### Data lines
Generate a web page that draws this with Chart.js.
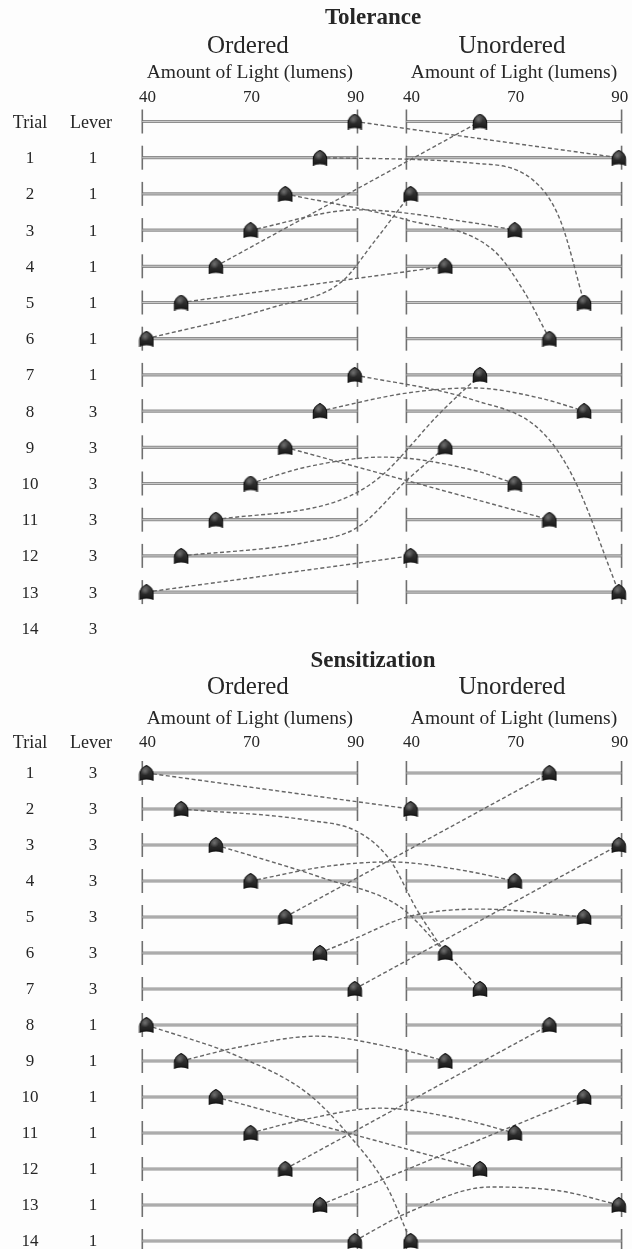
<!DOCTYPE html>
<html><head><meta charset="utf-8">
<script src="https://cdn.jsdelivr.net/npm/chart.js@4.4.1/dist/chart.umd.min.js"></script>
<style>
html,body{margin:0;padding:0;background:#fdfdfd;}
#wrap{position:relative;width:632px;height:1249px;overflow:hidden;background:#fdfdfd;}
.box{position:absolute;left:0;width:632px;}
canvas{display:block;}
</style></head><body>
<div id="wrap">
  <div class="box" style="top:0;height:640px"><canvas id="tol" width="632" height="640"></canvas></div>
  <div class="box" style="top:640px;height:609px"><canvas id="sen" width="632" height="609"></canvas></div>
</div>
<script>
// ---------------- data ----------------
// light level steps 0..6 on the 40–90 lumen rail; ticks carry these labels
const tickSteps  = [0, 3, 6];
const tickLabels = ['40', '70', '90'];
const panelNames = ['Ordered', 'Unordered'];
const axisTitle  = 'Amount of Light (lumens)';

// Tolerance
const tolTrials    = [1,2,3,4,5,6,7,8,9,10,11,12,13,14];
const tolLevers    = [1,1,1,1,1,1,1,3,3,3,3,3,3,3];
const tolOrdered   = [6,5,4,3,2,1,0,6,5,4,3,2,1,0];
const tolUnordered = [2,6,0,3,1,5,4,2,5,1,3,4,0,6];
// waypoints of the dashed connectors, per ordered row
const tolPaths = [
  [],
  [[9.41,1.15],[11.14,1.62],[11.92,2.72]],
  [[7.51,2.72],[9.99,3.55],[10.85,4.65]],
  [[6.10,2.44],[9.41,2.80]],
  [],
  [],
  [[3.65,5.13],[5.62,4.43],[6.53,3.36]],
  [[9.41,7.69],[11.34,8.52],[12.29,9.82]],
  [[7.51,7.50],[9.41,7.36],[11.34,7.64]],
  [],
  [[4.63,9.54],[6.82,9.27],[9.41,9.63]],
  [[5.58,10.46],[6.73,9.82],[8.46,8.05]],
  [[4.63,11.62],[6.10,11.20],[7.51,9.90]],
  []
];

// Sensitization
const senTrials    = [1,2,3,4,5,6,7,8,9,10,11,12,13,14];
const senLevers    = [3,3,3,3,3,3,3,1,1,1,1,1,1,1];
const senOrdered   = [0,1,2,3,4,5,6,0,1,2,3,4,5,6];
const senUnordered = [4,0,6,3,5,1,2,4,1,5,3,2,6,0];
const senPaths = [
  [],
  [[4.63,2.31],[6.10,2.64],[7.02,3.42],[7.80,4.81]],
  [[5.09,3.92],[7.31,4.72],[8.46,5.83]],
  [[5.29,3.58],[7.02,3.47],[9.03,3.69]],
  [],
  [[6.10,5.56],[7.51,5.00],[9.61,4.78]],
  [],
  [[2.69,8.89],[4.63,9.89],[5.78,11.0],[6.93,12.5]],
  [[2.69,8.61],[4.91,8.31],[7.02,8.61]],
  [],
  [[4.63,10.61],[6.73,10.31],[9.03,10.61]],
  [],
  [],
  [[7.51,13.22],[9.90,12.5],[11.92,12.61]]
];

// ---------------- layout constants ----------------
const XMIN = -4.22, XMAX = 13.99;   // combined axis: ordered 0..6, unordered shifted
const SHIFT = 7.61;
const RAIL_LO = -0.12, RAIL_HI = 6.08;
const BLOCK = 7;
const SERIF = '"Liberation Serif", "DejaVu Serif", serif';

function makeMarker() {
  const c = document.createElement('canvas');
  c.width = 16; c.height = 16;
  const g = c.getContext('2d');
  g.beginPath();
  g.moveTo(1.3, 15.2);
  g.lineTo(1.3, 9.5);
  g.bezierCurveTo(1.3, 4.6, 5.2, 2.0, 8, 0.6);
  g.bezierCurveTo(10.8, 2.0, 14.7, 4.6, 14.7, 9.5);
  g.lineTo(14.7, 15.2);
  g.quadraticCurveTo(8, 12.8, 1.3, 15.2);
  g.closePath();
  const gr = g.createLinearGradient(0, 0, 0, 16);
  gr.addColorStop(0, '#5c5c5c');
  gr.addColorStop(0.4, '#333333');
  gr.addColorStop(1, '#161616');
  g.fillStyle = gr; g.fill();
  g.lineWidth = 1.1; g.strokeStyle = '#101010'; g.stroke();
  // soft highlight
  const hl = g.createRadialGradient(6.5, 6, 0.5, 6.5, 6, 4.5);
  hl.addColorStop(0, 'rgba(150,150,150,0.55)');
  hl.addColorStop(1, 'rgba(150,150,150,0)');
  g.fillStyle = hl;
  g.fillRect(1, 1, 12, 12);
  return c;
}
const marker = makeMarker();

const labelPlugin = {
  id: 'sectionLabels',
  afterDraw(chart, args, o) {
    const {ctx} = chart;
    const x = chart.scales.x, y = chart.scales.y;
    ctx.save();
    ctx.fillStyle = '#262626';
    ctx.textAlign = 'center';
    ctx.textBaseline = 'middle';
    ctx.font = 'bold 23px ' + SERIF;
    ctx.fillText(o.title, 373, o.titleY);
    const mid = (RAIL_LO + RAIL_HI) / 2;
    [0, SHIFT].forEach((s, k) => {
      ctx.font = '25px ' + SERIF;
      ctx.fillText(panelNames[k], x.getPixelForValue(mid + s) - 2, o.panelY);
      ctx.font = '19.5px ' + SERIF;
      ctx.fillText(axisTitle, x.getPixelForValue(mid + s), o.axisY);
      ctx.font = '17px ' + SERIF;
      tickSteps.forEach((t, j) => ctx.fillText(tickLabels[j], x.getPixelForValue(t + s) + 1, o.tickY));
    });
    ctx.font = '18px ' + SERIF;
    const hy = o.headerRow === null ? o.tickY : y.getPixelForValue(o.headerRow) + 2;
    ctx.fillText('Trial', 30, hy);
    ctx.fillText('Lever', 91, hy);
    ctx.font = '17px ' + SERIF;
    o.trials.forEach((t, i) => {
      const py = y.getPixelForValue(t) + 1;
      ctx.fillText(String(t), 30, py);
      ctx.fillText(String(o.levers[i]), 93, py);
    });
    ctx.restore();
  }
};

function build(id, sec) {
  const rows = sec.ordered.map((_, i) => sec.rowOf(i));
  const railData = s => {
    const d = [];
    rows.forEach(r => { d.push({x: RAIL_LO + s, y: r}, {x: RAIL_HI + s, y: r}, {x: RAIL_HI + s, y: null}); });
    return d;
  };
  const datasets = [];
  // markers
  datasets.push({
    data: sec.ordered.map((v, i) => ({x: v, y: rows[i]})),
    showLine: false, pointStyle: marker, pointRadius: 7, order: 1, clip: false
  });
  datasets.push({
    data: sec.unordered.map((v, i) => ({x: v + SHIFT, y: rows[i]})),
    showLine: false, pointStyle: marker, pointRadius: 7, order: 1, clip: false
  });
  // connectors: ordered value -> same value in the unordered column of the same block
  sec.ordered.forEach((v, i) => {
    const b = Math.floor(i / BLOCK) * BLOCK;
    let j = b;
    for (let k = b; k < b + BLOCK; k++) if (sec.unordered[k] === v) j = k;
    const pts = [{x: v, y: rows[i]}]
      .concat(sec.paths[i].map(p => ({x: p[0], y: p[1]})))
      .concat([{x: sec.unordered[j] + SHIFT, y: rows[j]}]);
    datasets.push({
      data: pts, borderColor: '#666666', borderWidth: 1.4, borderDash: [4, 2.5],
      pointRadius: 0, cubicInterpolationMode: 'monotone', fill: false, order: 2, clip: false
    });
  });
  // rails
  [0, SHIFT].forEach(s => {
    datasets.push({
      data: railData(s), borderColor: '#8f8f8f', borderWidth: 3.2, spanGaps: false,
      pointStyle: 'line', rotation: 90, pointRadius: 12, pointBorderColor: '#6f6f6f',
      pointBorderWidth: 1.6, order: 4, clip: false
    });
    datasets.push({
      data: railData(s), borderColor: '#c9c9c9', borderWidth: 1, spanGaps: false,
      pointRadius: 0, order: 3, clip: false
    });
  });
  return new Chart(document.getElementById(id), {
    type: 'line',
    data: {datasets},
    options: {
      responsive: false, animation: false, events: [],
      layout: {autoPadding: false, padding: {left: 0, right: 0, top: sec.padTop, bottom: sec.padBottom}},
      scales: {
        x: {type: 'linear', min: XMIN, max: XMAX, display: false},
        y: {type: 'linear', reverse: true, min: sec.ymin, max: sec.ymax, display: false}
      },
      plugins: {
        legend: {display: false}, tooltip: {enabled: false},
        sectionLabels: sec.labels
      }
    },
    plugins: [labelPlugin]
  });
}

build('tol', {
  ordered: tolOrdered, unordered: tolUnordered, paths: tolPaths,
  rowOf: i => i, ymin: -0.5, ymax: 14, padTop: 103.4, padBottom: 11.7,
  labels: {title: 'Tolerance', titleY: 18, panelY: 46, axisY: 72.5, tickY: 98,
           headerRow: 0, trials: tolTrials, levers: tolLevers}
});
build('sen', {
  ordered: senOrdered, unordered: senUnordered, paths: senPaths,
  rowOf: i => i + 1, ymin: 0.5, ymax: 14.2, padTop: 115, padBottom: 0.8,
  labels: {title: 'Sensitization', titleY: 21, panelY: 47, axisY: 79, tickY: 103,
           headerRow: null, trials: senTrials, levers: senLevers}
});
</script>
</body></html>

### What is expected
Copy nothing but the lines from the top of the data down to the line containing "of Light (lumens)';", and leave the pictures out.

### Written reply
Generate a web page that draws this with Chart.js.
<!DOCTYPE html>
<html><head><meta charset="utf-8">
<script src="https://cdn.jsdelivr.net/npm/chart.js@4.4.1/dist/chart.umd.min.js"></script>
<style>
html,body{margin:0;padding:0;background:#fdfdfd;}
#wrap{position:relative;width:632px;height:1249px;overflow:hidden;background:#fdfdfd;}
.box{position:absolute;left:0;width:632px;}
canvas{display:block;}
</style></head><body>
<div id="wrap">
  <div class="box" style="top:0;height:640px"><canvas id="tol" width="632" height="640"></canvas></div>
  <div class="box" style="top:640px;height:609px"><canvas id="sen" width="632" height="609"></canvas></div>
</div>
<script>
// ---------------- data ----------------
// light level steps 0..6 on the 40–90 lumen rail; ticks carry these labels
const tickSteps  = [0, 3, 6];
const tickLabels = ['40', '70', '90'];
const panelNames = ['Ordered', 'Unordered'];
const axisTitle  = 'Amount of Light (lumens)';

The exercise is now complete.